Mail Ballots may play a role in Election
MEXICO CITY — Adding to the drama of the presidential election — a high stakes battle that has seen massive government ballot fraud, an assassination and, most recently, a ruling party knocked from power after 70 years — is the first chance in for Mexicans living abroad to vote.
The millions of possible votes could dramatically affect the outcome next year, but whether they’ll materialize, and which candidate they’ll favor, remains a mystery.
Top election officials said Friday they expect most eligible expatriates to wait until the last minute to register. The officials expressed hope that voters abroad would be able to educate themselves about their choices despite laws preventing the appearance of candidates or distribution of campaign messages outside Mexico.
“It is our first experience with votes from abroad. We are going to learn,” said Luis Carlos Ugalde Ramírez, head of Mexico’s Federal Electoral Institute, known as IFE.
Mexicans who are registered voters and living abroad have until Jan. 15 to request to vote by letting the Mexican government know where they live.
How uncharted are these waters?
The first voter application received by the Mexican government surprised officials. It didn’t come from the United States, with its geographic proximity and large Mexican immigrant populations. It was from Burgos, Spain.
The vote abroad, recently approved by the Mexican government in recognition of the many immigrants living outside Mexico and the economic force they represent, comes as Mexico experiments with democracy.
Mexican President Vicente Fox can’t seek re-election. An unprecedented coalition of voters put him in office in 2000.
But the July 2 election is expected to be the first in which each of the nation’s three major political parties has a viable chance of taking office.
How many expatriates are eligible to vote is uncertain.
The most commonly referenced figure is about 11 million, with the largest concentrations in the United States. About 4 million of those are registered to vote.
“We are constantly receiving voting requests,” said Patricio Ballados Villagómez, who is IFE’s director for voting abroad. “Like in any country, we expect people to wait to the last minute.”
Applications to vote abroad are available at Mexican consulates and from community groups not affiliated with any party or candidate.
Though happy that millions of Mexicans like himself will finally have a chance to vote from abroad, Gerardo Escamilla, who lives in San Antonio, said he will still opt for what he considers the safest route.
He said he plans to make the five-hour drive from San Antonio to his hometown of Sabinas Hidalgo, in the border state of Nuevo León, to vote.
Sure, it would be easier to drop a ballot in the mail, and he’s lucky to have that option, he said — but he is not convinced the system will work.
“I am still pessimistic about it,” said Escamilla, president of the expatriate Club Nuevo León in San Antonio. “I do not think the votes from abroad will be handled correctly and honestly.”

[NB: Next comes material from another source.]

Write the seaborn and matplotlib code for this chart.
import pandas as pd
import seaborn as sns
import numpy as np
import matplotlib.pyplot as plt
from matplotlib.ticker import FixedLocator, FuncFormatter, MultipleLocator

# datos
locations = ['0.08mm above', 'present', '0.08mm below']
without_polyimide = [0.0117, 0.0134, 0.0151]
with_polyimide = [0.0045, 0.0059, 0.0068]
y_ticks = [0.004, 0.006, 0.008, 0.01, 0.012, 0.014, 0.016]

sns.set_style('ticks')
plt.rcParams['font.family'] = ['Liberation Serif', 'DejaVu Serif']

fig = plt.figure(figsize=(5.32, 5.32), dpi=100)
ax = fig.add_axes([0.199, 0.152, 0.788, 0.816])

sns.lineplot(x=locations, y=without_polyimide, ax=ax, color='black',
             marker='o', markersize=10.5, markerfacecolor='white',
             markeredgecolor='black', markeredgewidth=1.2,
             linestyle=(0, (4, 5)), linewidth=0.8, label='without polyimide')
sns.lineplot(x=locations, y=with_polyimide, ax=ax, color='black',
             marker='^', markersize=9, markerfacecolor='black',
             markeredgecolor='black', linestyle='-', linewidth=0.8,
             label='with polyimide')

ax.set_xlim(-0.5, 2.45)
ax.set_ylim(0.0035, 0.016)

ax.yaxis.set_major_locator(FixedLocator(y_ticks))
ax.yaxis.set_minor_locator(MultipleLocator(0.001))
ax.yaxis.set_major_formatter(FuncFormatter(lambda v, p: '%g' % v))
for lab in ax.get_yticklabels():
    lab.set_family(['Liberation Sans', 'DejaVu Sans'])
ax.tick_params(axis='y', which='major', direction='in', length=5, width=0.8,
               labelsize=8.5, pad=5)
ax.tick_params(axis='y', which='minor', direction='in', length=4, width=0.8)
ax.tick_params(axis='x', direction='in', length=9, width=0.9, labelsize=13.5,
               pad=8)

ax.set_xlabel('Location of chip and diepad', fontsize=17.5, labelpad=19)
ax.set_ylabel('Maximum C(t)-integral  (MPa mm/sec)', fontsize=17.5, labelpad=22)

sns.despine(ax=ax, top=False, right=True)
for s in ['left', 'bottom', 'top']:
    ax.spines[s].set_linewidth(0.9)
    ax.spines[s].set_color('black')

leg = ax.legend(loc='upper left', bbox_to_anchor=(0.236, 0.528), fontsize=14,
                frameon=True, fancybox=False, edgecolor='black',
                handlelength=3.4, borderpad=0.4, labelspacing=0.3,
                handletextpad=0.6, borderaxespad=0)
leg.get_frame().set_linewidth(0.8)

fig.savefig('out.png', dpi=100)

As he sees it, corruption is still entrenched in Mexico’s electoral system. He wouldn’t be surprised if mailed-in votes were changed to favor the Institutional Revolutionary Party, known as the PRI, which held power for decades until it lost the presidency to Fox.

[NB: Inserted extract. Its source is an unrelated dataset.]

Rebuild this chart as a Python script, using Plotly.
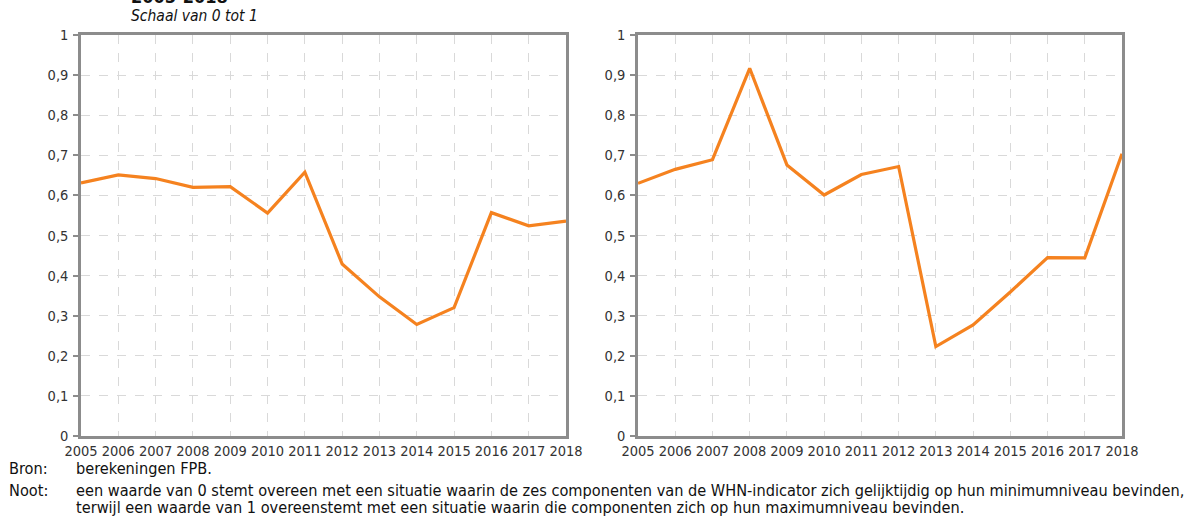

This year’s exercise will serve as a learning tool for the next presidential election in 2012, Escamilla said. Maybe by then, he said, he’ll be convinced to vote from San Antonio.
Many others, from Chicago to Miami, will have no choice but to trust the system.
Voters outside Mexico may face hurdles learning campaign platforms and sizing up candidates, who are strictly forbidden from appearances outside Mexico, even through surrogates.
Former Mexico City mayor Andrés Manuel López Obrador, the frontrunner in polls although not yet the official candidate of his Democratic Revolution Party, called off a Mexican independence day visit to Los Angeles over concerns it would break the law.
Ugalde, the IFE official, said the law was clear that campaign visits are forbidden, as is running advertisements in newspapers or on TV or radio.
Parties are forbidden to distribute campaign information, and if a person with no connection to a campaign were to buy air time to plug a candidate, the party would face sanctions, Ugalde said.
“We cannot sanction John Smith in Chicago, but the party is responsible for its supporters,” he said.
Another potential challenge arises with the internet, as a web page can be set up in Mexico, but seen worldwide.